In working with women like you, I can safely say that people don’t want to necessarily understand taxes, but they most definitely want a professional to review their situation and ensure that there are no surprise taxes.

I’m certainly a pro. I’m a CPA, a Certified Financial Planner™ professional, and a Certified Divorce Financial Analyst® professional. And I’m divorced, too.

Nerd alert: There’s a lot of jargon coming. I’ll try and be gentle, but the bottom line, which affects your bottom line, is that you really, really want a financial pro like me on your team, in addition to your attorney.

Here goes:

The IRS code states that transfers between spouses pursuant to a divorce are non-taxable.


This means, in English, if your husband transfers into your name, say, half of an asset that’s in his name, you don’t have to pay taxes on it.

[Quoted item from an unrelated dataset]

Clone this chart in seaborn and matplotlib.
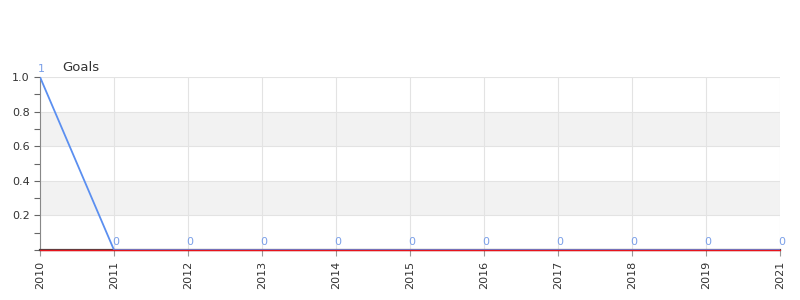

So even though you’re getting something of value, the IRS doesn’t regard it as the kind of thing it would normally tax, such as income or a capital gain (like the sale of stock that’s increased in value since you bought it).

But what you do now can come back to bite you in the future, sometimes years down the road. I can help you with things like this.

For example, let’s talk about the house. As you know, real estate values have been going up a ton lately. What you might not know is that the tax law is written so that you and your husband can still co-own a house and sell it, as joint owners, even after the divorce. Why would you want to do this? Well what’s called the “exclusion of gain from sale of principal residence” is $500,000 for co-ownership… but only half of that if it’s not.

In other words, I could see a potential pitfall like this, looming, while you’re still in negotiations, and save you literally tens of thousands of dollars in tax liability in the future. All with the change of a simple clause which I could help your attorney to write.


There’s lots of other stuff like this. A security held in a brokerage account, for example, gets taxed at your normal tax-bracket rate if you hold it for less than a year—but if you hold it for a year and a day, it gets taxed at 15 percent. If you’re lower-income, it could be taxed at zero percent.

There are things like “capital loss carry-forward from the previous year,” and the very real difference between IRS “custody” of children and “legal decision-making (formerly known as ‘custody’)” in Arizona… it just keeps on going.

I could explain the nerdy details to you. But I know that you likely don’t want me to. You just want me to help you make the best-informed decisions for your situation, today and into the future, so that you get zero tax surprises, and pay the least amount you legally can.